For 50 lb bags, my cost is $23 for MOP and $44 for SOP. I'm still making the rounds to try and find cheaper SOP. The price delta is even smaller when taking sulfur into account.

Ridgerunner is like an encyclopedia -- so helpful.


----------



## HoosierLawnGnome (Sep 28, 2017)

I use MOP 0-0-60, but my price difference is substantial. Those sound like good prices to me for bagged product.

SOP is 4X more than what I can buy bulk MOP for, so it's a nonstarter for me. If I apply it 100 lbs per app, 4-5X per year, it saves me hundreds of dollars.

When i managed 7k sf, $20 was a non issue.
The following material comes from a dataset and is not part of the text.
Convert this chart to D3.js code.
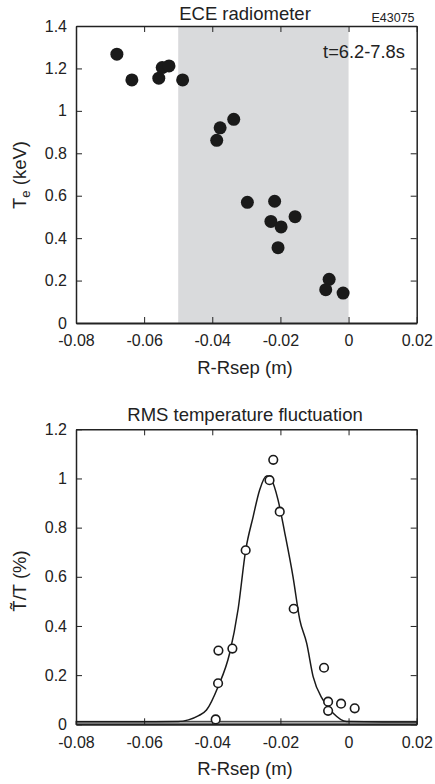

ETA: I have been applying about 300 lbs of MOP per year for the last several years, which is a slower pace, so as not to push pH. I'm taking the long game approach to correcting the K.


----------



## uts (Jul 8, 2019)

OKC Lush said:


> For 50 lb bags, my cost is $23 for MOP and $44 for SOP. I'm still making the rounds to try and find cheaper SOP. The price delta is even smaller when taking sulfur into account.
> 
> Ridgerunner is like an encyclopedia -- so helpful.


I would look around and call golf/turf suppliers who might have it. SOP prices here is around 25-30 for a 50lb bag. You're on the right track of keeping the S into account as well.


----------